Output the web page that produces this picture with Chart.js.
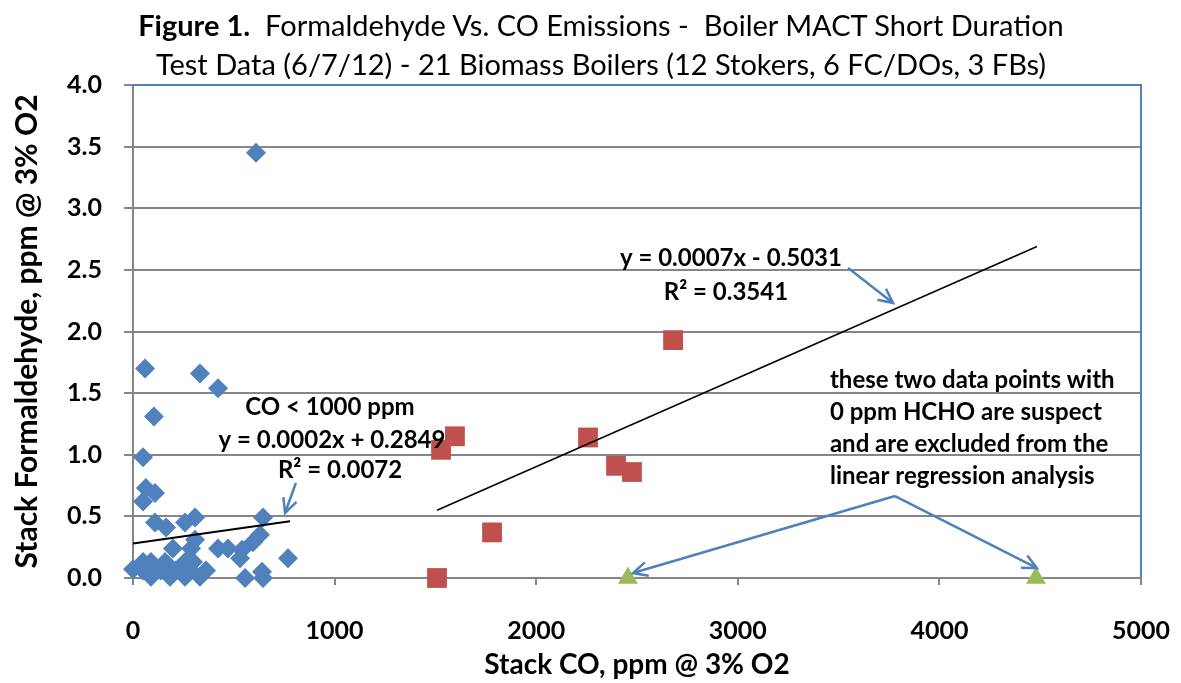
<!DOCTYPE html>
<html>
<head>
<meta charset="utf-8">
<script src="https://cdn.jsdelivr.net/npm/chart.js@4.4.1/dist/chart.umd.min.js"></script>
<style>
  body { margin: 0; background: #fff; }
  #wrap { position: relative; width: 1181px; height: 683px; }
  #chartTitle {
    position: absolute; left: 0; top: 5px; width: 1202px; text-align: center;
    font-family: Lato, sans-serif; font-size: 29px; line-height: 39px; color: #000;
  }
  #chartTitle b { font-weight: 700; }
</style>
</head>
<body>
<div id="wrap">
  <canvas id="chart" width="1181" height="683"></canvas>
  <div id="chartTitle"><b>Figure 1.</b>&nbsp; Formaldehyde Vs. CO Emissions -&nbsp; Boiler MACT Short Duration<br>Test Data (6/7/12) - 21 Biomass Boilers (12 Stokers, 6 FC/DOs, 3 FBs)</div>
</div>
<script>
// valores (CO en ppm, HCHO en ppm)
const blueCO   = [60, 332, 422, 104, 50, 64, 109, 50, 109, 164, 258, 308, 198, 288, 308, 422, 471, 541, 531, 595, 630, 645, 769, 556, 640, 645, 610,
                  0, 50, 89, 139, 184, 213, 258, 288, 332, 362, 50, 89, 159, 258, 298];
const blueHCHO = [1.70, 1.66, 1.54, 1.31, 0.98, 0.73, 0.69, 0.62, 0.45, 0.41, 0.45, 0.49, 0.24, 0.24, 0.31, 0.24, 0.24, 0.23, 0.16, 0.29, 0.35, 0.49, 0.16, 0.0, 0.05, 0.0, 3.45,
                  0.07, 0.06, 0.01, 0.06, 0.01, 0.06, 0.01, 0.06, 0.01, 0.06, 0.13, 0.13, 0.13, 0.13, 0.13];
const redCO    = [1508, 1528, 1597, 1781, 2257, 2396, 2475, 2679];
const redHCHO  = [0.0, 1.04, 1.15, 0.37, 1.14, 0.91, 0.86, 1.93];
const greenCO   = [2455, 4479];
const greenHCHO = [0.0, 0.0];
const fitLowCO    = [0, 779];
const fitLowHCHO  = [0.28, 0.46];
const fitHighCO   = [1508, 4484];
const fitHighHCHO = [0.55, 2.69];
const xTicks = [0, 1000, 2000, 3000, 4000, 5000];
const yTicks = [0, 0.5, 1, 1.5, 2, 2.5, 3, 3.5, 4];

const toPoints = (xs, ys) => xs.map((x, i) => ({x: x, y: ys[i]}));

// textos y flechas en unidades de datos
const notes = [
  {text: 'CO < 1000 ppm', x: 977, y: 1.387, align: 'center'},
  {text: 'y = 0.0002x + 0.2849', x: 987, y: 1.12, align: 'center'},
  {text: 'R\u00b2 = 0.0072', x: 1027, y: 0.876, align: 'center'},
  {text: 'y = 0.0007x - 0.5031', x: 2966, y: 2.596, align: 'center'},
  {text: 'R\u00b2 = 0.3541', x: 2941, y: 2.32, align: 'center'},
  {text: 'these two data points with', x: 3457, y: 1.607, align: 'left'},
  {text: '0 ppm HCHO are suspect', x: 3457, y: 1.347, align: 'left'},
  {text: 'and are excluded from the', x: 3457, y: 1.087, align: 'left'},
  {text: 'linear regression analysis', x: 3457, y: 0.828, align: 'left'}
];
const arrows = [
  {x1: 808, y1: 0.771, x2: 754, y2: 0.527},
  {x1: 3547, y1: 2.515, x2: 3770, y2: 2.231},
  {x1: 3780, y1: 0.665, x2: 2480, y2: 0.04},
  {x1: 3780, y1: 0.665, x2: 4484, y2: 0.08}
];

const frameAndNotes = {
  id: 'frameAndNotes',
  beforeDatasetsDraw(chart) {
    const {ctx, chartArea: a} = chart;
    ctx.save();
    ctx.strokeStyle = '#4F81BD';
    ctx.lineWidth = 2;
    ctx.beginPath();
    ctx.moveTo(a.left, a.top);
    ctx.lineTo(a.right, a.top);
    ctx.lineTo(a.right, a.bottom);
    ctx.stroke();
    ctx.restore();
  },
  afterDatasetsDraw(chart) {
    const {ctx, scales} = chart;
    const px = v => scales.x.getPixelForValue(v);
    const py = v => scales.y.getPixelForValue(v);
    ctx.save();
    ctx.fillStyle = '#000';
    ctx.font = 'bold 24px Lato';
    ctx.textBaseline = 'middle';
    notes.forEach(n => {
      ctx.textAlign = n.align;
      ctx.fillText(n.text, px(n.x), py(n.y));
    });
    ctx.strokeStyle = '#4F81BD';
    ctx.lineWidth = 2.5;
    arrows.forEach(ar => {
      const x1 = px(ar.x1), y1 = py(ar.y1), x2 = px(ar.x2), y2 = py(ar.y2);
      const ang = Math.atan2(y2 - y1, x2 - x1);
      const head = 16;
      ctx.beginPath();
      ctx.moveTo(x1, y1);
      ctx.lineTo(x2, y2);
      ctx.moveTo(x2 - head * Math.cos(ang - 0.45), y2 - head * Math.sin(ang - 0.45));
      ctx.lineTo(x2, y2);
      ctx.lineTo(x2 - head * Math.cos(ang + 0.45), y2 - head * Math.sin(ang + 0.45));
      ctx.stroke();
    });
    ctx.restore();
  }
};

const tickFont = {family: 'Lato', size: 25, weight: 'bold'};

new Chart(document.querySelector('#chart'), {
  type: 'scatter',
  data: {
    datasets: [
      {label: 'fit high', type: 'line', data: toPoints(fitHighCO, fitHighHCHO), borderColor: '#000', borderWidth: 1.5, pointRadius: 0, fill: false, order: 1},
      {label: 'fit low', type: 'line', data: toPoints(fitLowCO, fitLowHCHO), borderColor: '#000', borderWidth: 2, pointRadius: 0, fill: false, order: 1},
      {label: 'Stokers', data: toPoints(blueCO, blueHCHO), pointStyle: 'rectRot', pointRadius: 10, backgroundColor: '#4F81BD', borderColor: '#4F81BD', borderWidth: 0, order: 2},
      {label: 'FC/DO', data: toPoints(redCO, redHCHO), pointStyle: 'rect', pointRadius: 14, backgroundColor: '#C0504D', borderColor: '#C0504D', borderWidth: 0, order: 2},
      {label: 'FB', data: toPoints(greenCO, greenHCHO), pointStyle: 'triangle', pointRadius: 11.5, backgroundColor: '#9BBB59', borderColor: '#9BBB59', borderWidth: 0, order: 2}
    ]
  },
  options: {
    responsive: false,
    animation: false,
    clip: false,
    layout: {padding: {top: 85, right: 40, left: 0, bottom: 0}},
    plugins: {
      legend: {display: false},
      title: {display: false},
      tooltip: {enabled: false}
    },
    scales: {
      x: {
        type: 'linear', min: 0, max: 5000,
        afterBuildTicks: s => { s.ticks = xTicks.map(v => ({value: v})); },
        afterFit: s => { s.height = 105; s.paddingLeft = 0; s.paddingRight = 0; },
        ticks: {font: tickFont, color: '#000', padding: 31, maxRotation: 0, callback: v => String(v)},
        grid: {drawOnChartArea: false, drawTicks: true, tickLength: 7, color: '#868686', lineWidth: 2},
        border: {color: '#868686', width: 2},
        title: {display: true, text: 'Stack CO, ppm @ 3% O2', color: '#000', font: {family: 'Lato', size: 28, weight: 'bold'}, padding: {top: 4, bottom: 1}}
      },
      y: {
        type: 'linear', min: 0, max: 4,
        afterBuildTicks: s => { s.ticks = yTicks.map(v => ({value: v})); },
        afterFit: s => { s.width = 133; s.paddingTop = 0; s.paddingBottom = 0; },
        ticks: {font: tickFont, color: '#000', padding: 22, callback: v => v.toFixed(1)},
        grid: {color: '#868686', lineWidth: 2, tickLength: 9, drawTicks: true},
        border: {color: '#868686', width: 2},
        title: {display: true, text: 'Stack Formaldehyde, ppm @ 3% O2', color: '#000', font: {family: 'Lato', size: 30, weight: 'bold'}, padding: {top: 9, bottom: 0}}
      }
    }
  },
  plugins: [frameAndNotes]
});
</script>
</body>
</html>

════════════════════

> **TASK OBJECTIVE**: Find every line that holds "with" and copy it.

> **COMPLETE RESPONSE**:
Output the web page that produces this picture with Chart.js.
  {text: 'these two data points with', x: 3457, y: 1.607, align: 'left'},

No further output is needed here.